Apologist Joel Furches explores women’s place in the Church, both historically and today
Blogger Robert Neilson complains: “The sexism begins at the very beginning of the Bible where man is created first (the implication being as he’s more important). Woman on the other hand is created from a small part of man’s body (his rib) as ‘a help’ for man.”
Feminist Barbara G Walker addresses the Freedom from Religion Foundation with the words: “In Christian history, the real human sacrifices have been women…Women’s bodies, minds and fortunes were sacrificed to that god’s church for many centuries. Women’s legal freedoms, reproductive capacities and intellectual accomplishments continue to be sacrificed to male interests as a result of attitudes promulgated by that god’s church.”
As the world continues to elevate and respect the role of women, disapproval of the Bible’s approach to the sexes and the Church’s attitudes toward women become subjects of distinct scrutiny. Are the two atheist accusations above a fair and accurate critique of the Bible and Christianity or is there more to the story?
Women and ancient laws
In Matthew 22 the following exchange occurs between Jesus and a group of religious leaders. Pay careful attention to this exchange, because much of the remainder of this article will rest on its unfolding argument:
The same day Sadducees came to him…and they asked him a question, saying: “Teacher, Moses said, ‘If a man dies having no children, his brother must marry the widow and raise up offspring for his brother.’ Now there were seven brothers among us. The first married and died, and having no offspring left his wife to his brother. So too the second and third, down to the seventh. After them all, the woman died. In the resurrection, therefore, of the seven, whose wife will she be? For they all had her.”
But Jesus answered them: “You are wrong, because you know neither the Scriptures nor the power of God. For in the resurrection they neither marry nor are given in marriage, but are like angels in heaven.” (Matthew 22:23 – 30)
This passage begins with a reference to a command given by Moses in the very ancient world, some 4,000 years before. In this ancient Jewish law meant to guide the Semitic people in a time when women were little more than property, Moses commands men to marry the widow of their dead brother should that woman be childless when her original husband dies.
This ancient law may seem very primitive to modern eyes when women may marry whomever they please or live unmarried and be perfectly self-sufficient, but at the time the law was given, it served as a form of protection for the woman. A childless widow was in a very poor position in the ancient world, unlikely to find a husband, unable to support herself in a world that did not value her. Being childless was a point of shame for women in that time and place, but also a practical concern as one’s future welfare rested in the hands of one’s children as one aged. She would likely be forced to beg or engage in prostitution to support herself thereafter.
By commanding that her brother-in-law marry and support her, God – lover of the orphan and widow – was giving her the greatest form of protection and security available to a woman during that time.

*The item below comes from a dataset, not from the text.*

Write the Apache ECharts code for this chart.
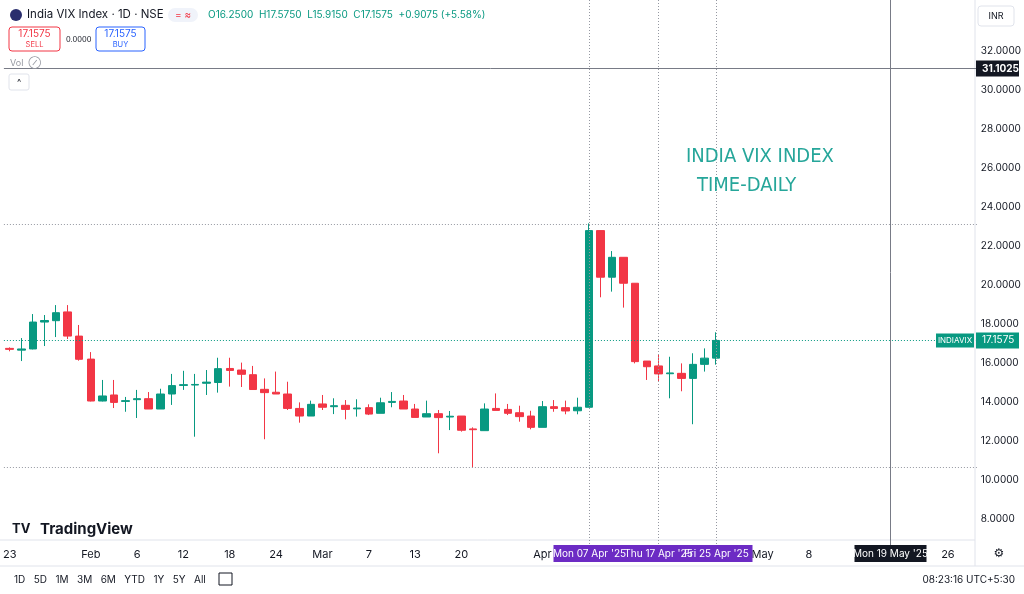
<!DOCTYPE html>
<html><head><meta charset="utf-8">
<script src="https://cdn.jsdelivr.net/npm/echarts@6/dist/echarts.min.js"></script>
<style>html,body{margin:0;padding:0;background:#fff}#c{width:1024px;height:594px}</style>
</head><body><div id="c"></div>
<script>
const dates = ['Jan 23','Jan 24','Jan 27','Jan 28','Jan 29','Jan 30','Jan 31','Feb 1','Feb 3','Feb 4','Feb 5','Feb 6','Feb 7','Feb 10','Feb 11','Feb 12','Feb 13','Feb 14','Feb 17','Feb 18','Feb 19','Feb 20','Feb 21','Feb 24','Feb 25','Feb 27','Feb 28','Mar 3','Mar 4','Mar 5','Mar 6','Mar 7','Mar 10','Mar 11','Mar 12','Mar 13','Mar 17','Mar 18','Mar 19','Mar 20','Mar 21','Mar 24','Mar 25','Mar 26','Mar 27','Mar 28','Apr 1','Apr 2','Apr 3','Apr 4','Apr 7','Apr 8','Apr 9','Apr 11','Apr 15','Apr 16','Apr 17','Apr 21','Apr 22','Apr 23','Apr 24','Apr 25',
'Apr 28','Apr 29','Apr 30','May 2','May 5','May 6','May 7','May 8','May 9','May 12','May 13','May 14','May 15','May 16','May 19','May 20','May 21','May 22','May 23','May 26','May 27','May 28'];
const opens  = [16.75,16.66,16.72,18.10,18.17,18.62,17.38,16.20,14.05,14.36,14.03,14.12,14.17,13.64,14.41,14.85,14.87,14.96,15.00,15.72,15.64,15.40,14.65,14.50,14.41,13.67,13.28,13.90,13.76,13.83,13.65,13.71,13.42,13.98,14.05,13.64,13.23,13.40,13.23,13.28,12.62,12.53,13.67,13.62,13.45,13.28,12.70,13.76,13.71,13.55,13.73,22.79,20.40,21.42,20.09,16.10,15.85,15.45,15.47,15.21,15.93,16.25];
const closes = [16.70,16.72,18.10,18.18,18.58,17.38,16.19,14.05,14.31,13.98,14.07,14.17,13.64,14.41,14.84,14.89,14.90,15.02,15.71,15.62,15.42,14.64,14.48,14.41,13.67,13.28,13.88,13.73,13.81,13.62,13.69,13.38,13.96,14.03,13.64,13.21,13.40,13.20,13.27,12.55,12.58,13.64,13.57,13.42,13.25,12.70,13.76,13.67,13.54,13.73,22.79,20.40,21.42,20.09,16.07,15.81,15.44,15.49,15.21,15.93,16.25,17.1575];
const lows   = [16.60,16.10,16.70,16.87,17.33,17.23,16.12,14.03,14.03,13.69,13.50,13.18,13.64,13.64,13.85,14.62,12.22,14.36,14.48,14.79,14.77,14.62,12.09,14.41,13.59,12.94,13.28,13.59,13.38,13.11,13.25,13.33,13.42,13.73,13.64,13.21,13.23,11.37,12.56,12.48,10.63,12.53,13.57,13.33,12.99,12.60,12.70,13.50,13.37,13.37,13.73,19.37,19.66,18.84,15.98,15.13,15.04,14.19,14.55,12.86,15.56,15.915];
const highs  = [16.80,17.28,18.51,18.46,18.97,18.97,17.95,16.56,15.13,15.13,14.26,14.62,14.51,14.68,15.44,15.60,15.44,15.64,16.27,16.27,16.02,15.85,15.21,15.56,15.04,13.98,14.07,14.36,14.19,14.10,14.14,13.88,14.22,14.51,14.36,13.90,14.07,13.59,13.54,13.28,12.70,13.93,14.44,13.90,13.81,13.55,14.05,14.10,14.07,14.22,23.16,22.79,21.74,21.42,20.09,16.10,16.41,16.32,15.98,16.50,16.75,17.575];
const tickLabels = {'Jan 23':'23','Feb 1':'Feb','Feb 6':'6','Feb 12':'12','Feb 18':'18','Feb 24':'24','Mar 3':'Mar','Mar 7':'7','Mar 13':'13','Mar 20':'20','Apr 1':'Apr','May 2':'May','May 8':'8','May 26':'26'};
const markDates = [['Apr 7',"Mon 07 Apr '25",'#6c2bc4',true],['Apr 17',"Thu 17 Apr '25",'#6c2bc4',true],['Apr 25',"Fri 25 Apr '25",'#6c2bc4',true],['May 19',"Mon 19 May '25",'#131722',false]];
const lastPrice = 17.1575, crossPrice = 31.1025, hiLine = 23.13, loLine = 10.67;

const UP='#089981', DN='#f23645';
const candle = opens.map((o,i)=>[o,closes[i],lows[i],highs[i]]);
const chart = echarts.init(document.getElementById('c'));
const F = 'Inter, "Noto Sans", sans-serif';
chart.setOption({
  animation:false,
  grid:{left:-2,right:44,top:51,bottom:75},
  xAxis:{type:'category',data:dates,boundaryGap:true,
    axisLine:{show:false},axisTick:{show:false},splitLine:{show:false},
    axisLabel:{interval:0,margin:30,color:'#131722',fontSize:11,fontFamily:F,
      formatter:v=>tickLabels[v]||''}},
  yAxis:{type:'value',position:'right',min:8,max:32,interval:2,scale:false,
    axisLine:{show:false},axisTick:{show:false},splitLine:{show:false},
    axisLabel:{align:'left',margin:4,color:'#131722',fontSize:10,fontFamily:F,formatter:v=>v.toFixed(4)}},
  series:[{type:'candlestick',data:candle,barWidth:8,
    itemStyle:{color:UP,color0:DN,borderColor:UP,borderColor0:DN,borderWidth:1},
    markLine:{symbol:'none',silent:true,label:{show:false},
      data:[
        {yAxis:hiLine,lineStyle:{color:'#9598a1',type:[1,2],width:1}},
        {yAxis:loLine,lineStyle:{color:'#9598a1',type:[1,2],width:1}},
        {yAxis:lastPrice,lineStyle:{color:UP,type:[1,2],width:1}},
        {yAxis:crossPrice,lineStyle:{color:'#787b86',type:'solid',width:1}}
      ]}}]
});
const px=(d,v)=>chart.convertToPixel({xAxisIndex:0,yAxisIndex:0},[d,v]);
const g=[];
// frame lines
g.push({type:'line',shape:{x1:0,y1:540,x2:975,y2:540},style:{stroke:'#e0e3eb',lineWidth:1}});
g.push({type:'line',shape:{x1:975,y1:0,x2:975,y2:566},style:{stroke:'#e0e3eb',lineWidth:1}});
g.push({type:'line',shape:{x1:0,y1:566,x2:1024,y2:566},style:{stroke:'#e0e3eb',lineWidth:1}});
// date tags + vertical lines
markDates.forEach(([d,t,c,dotted])=>{const x=Math.round(px(d,10)[0])+0.5;
  g.push({type:'line',z:5,shape:{x1:x,y1:0,x2:x,y2:545},style:{stroke:dotted?'#9598a1':'#787b86',lineWidth:1,lineDash:dotted?[1,2]:null}});
  g.push({type:'rect',z:50,shape:{x:x-36,y:545,width:72,height:17},style:{fill:c}});
  g.push({type:'text',z:51,x:x,y:553.5,style:{text:t,fill:'#fff',font:'10px '+F,align:'center',verticalAlign:'middle'}});
});
// horizontal crosshair extends across
let y=px('Apr 25',crossPrice)[1];
g.push({type:'rect',z:50,shape:{x:976,y:y-8,width:43,height:16},style:{fill:'#131722'}});
g.push({type:'text',z:51,x:982,y:y,style:{text:crossPrice.toFixed(4),fill:'#fff',font:'bold 10px '+F,verticalAlign:'middle'}});
y=px('Apr 25',lastPrice)[1];
g.push({type:'rect',z:50,shape:{x:976,y:y-8,width:43,height:16},style:{fill:UP}});
g.push({type:'text',z:51,x:982,y:y,style:{text:lastPrice.toFixed(4),fill:'#fff',font:'10px '+F,verticalAlign:'middle'}});
g.push({type:'rect',z:50,shape:{x:936,y:y-7,width:38,height:14},style:{fill:UP}});
g.push({type:'text',z:51,x:955,y:y,style:{text:'INDIAVIX',fill:'#fff',font:'8px '+F,align:'center',verticalAlign:'middle'}});
// annotation
g.push({type:'text',z:40,x:686,y:157,style:{text:'INDIA VIX INDEX',fill:'#26a69a',font:'20px "Liberation Sans Narrow", "DejaVu Sans Condensed", sans-serif',verticalAlign:'middle'}});
g.push({type:'text',z:40,x:697,y:186,style:{text:'TIME-DAILY',fill:'#26a69a',font:'20px "Liberation Sans Narrow", "DejaVu Sans Condensed", sans-serif',verticalAlign:'middle'}});
// header
g.push({type:'rect',z:60,shape:{x:0,y:0,width:974,height:50},style:{fill:'rgba(255,255,255,0)'}});
g.push({type:'circle',z:60,shape:{cx:16,cy:15,r:6},style:{fill:'#2a2e6e'}});
g.push({type:'text',z:60,x:27,y:15,style:{text:'India VIX Index · 1D · NSE',fill:'#131722',font:'11.5px '+F,verticalAlign:'middle'}});
g.push({type:'rect',z:60,shape:{x:168,y:8,width:30,height:14,r:7},style:{fill:'#f0f3fa'}});
g.push({type:'text',z:61,x:183,y:15,style:{text:'= ≈',fill:'#f23645',font:'10px '+F,align:'center',verticalAlign:'middle'}});
g.push({type:'text',z:60,x:208,y:15,style:{text:'O16.2500  H17.5750  L15.9150  C17.1575  +0.9075 (+5.58%)',fill:UP,font:'10px '+F,verticalAlign:'middle'}});
g.push({type:'rect',z:60,shape:{x:9,y:27,width:51,height:24,r:3},style:{fill:'#fff',stroke:'#f23645',lineWidth:1}});
g.push({type:'text',z:61,x:34.5,y:34,style:{text:'17.1575',fill:'#f23645',font:'10px '+F,align:'center',verticalAlign:'middle'}});
g.push({type:'text',z:61,x:34.5,y:45,style:{text:'SELL',fill:'#f23645',font:'7.5px '+F,align:'center',verticalAlign:'middle'}});
g.push({type:'text',z:60,x:66,y:40,style:{text:'0.0000',fill:'#131722',font:'7.5px '+F,verticalAlign:'middle'}});
g.push({type:'rect',z:60,shape:{x:96,y:27,width:49,height:24,r:3},style:{fill:'#fff',stroke:'#2962ff',lineWidth:1}});
g.push({type:'text',z:61,x:120.5,y:34,style:{text:'17.1575',fill:'#2962ff',font:'10px '+F,align:'center',verticalAlign:'middle'}});
g.push({type:'text',z:61,x:120.5,y:45,style:{text:'BUY',fill:'#2962ff',font:'7.5px '+F,align:'center',verticalAlign:'middle'}});
g.push({type:'text',z:60,x:10,y:63,style:{text:'Vol  ⊘',fill:'#9598a1',font:'9px '+F,verticalAlign:'middle'}});
g.push({type:'rect',z:60,shape:{x:9,y:74,width:20,height:16,r:2},style:{fill:'#fff',stroke:'#e0e3eb'}});
g.push({type:'text',z:61,x:19,y:82,style:{text:'^',fill:'#131722',font:'9px '+F,align:'center',verticalAlign:'middle'}});
g.push({type:'rect',z:60,shape:{x:978,y:6,width:36,height:20,r:3},style:{fill:'#fff',stroke:'#e0e3eb'}});
g.push({type:'text',z:61,x:996,y:16,style:{text:'INR',fill:'#131722',font:'9px '+F,align:'center',verticalAlign:'middle'}});
// logo
g.push({type:'text',x:12,y:529,style:{text:'TV',fill:'#131722',font:'bold 13px '+F,verticalAlign:'middle'}});
g.push({type:'text',x:40,y:529,style:{text:'TradingView',fill:'#131722',font:'bold 15px '+F,verticalAlign:'middle'}});
g.push({type:'text',x:999,y:554,style:{text:'⚙',fill:'#131722',font:'12px "DejaVu Sans"',align:'center',verticalAlign:'middle'}});
// bottom toolbar
g.push({type:'text',x:14,y:580,style:{text:'1D   5D   1M   3M   6M   YTD   1Y   5Y   All',fill:'#131722',font:'10px '+F,verticalAlign:'middle'}});
g.push({type:'rect',shape:{x:219,y:573,width:13,height:12},style:{fill:'none',stroke:'#131722'}});
g.push({type:'text',x:1015,y:580,style:{text:'08:23:16 UTC+5:30',fill:'#131722',font:'10px '+F,align:'right',verticalAlign:'middle'}});
chart.setOption({graphic:g});
</script></body></html>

But, perhaps one will ask, why did God – giver of the law – not command that Jewish society simply give women equal status, rather than working within the convention of the day to protect them? To answer this, let us eavesdrop on another confrontation between Jesus and the Jewish leaders:
And Pharisees came up to him and tested him by asking, “Is it lawful to divorce one’s wife for any cause?” He answered, “Have you not read that he who created them from the beginning made them male and female, and said, ‘Therefore a man shall leave his father and his mother and hold fast to his wife, and the two shall become one flesh’? So they are no longer two but one flesh. What therefore God has joined together, let not man separate.” They said to him, “Why then did Moses command one to give a certificate of divorce and to send her away?” He said to them, “Because of your hardness of heart Moses allowed you to divorce your wives, but from the beginning it was not so. (Matthew 19:3-9 ESV)
The brilliant insight within this passage lies in the word ‘allowed’. These ancient people, living in a world wherein modern ideas of egalitarianism were beyond their very conception, were given laws that would maintain society according to the very limited understanding it held. But that understanding did not remain forever within those limits. By the time Christ arrived, his teachings advanced beyond the limits and permissions provided by Moses to a hardened and immature people.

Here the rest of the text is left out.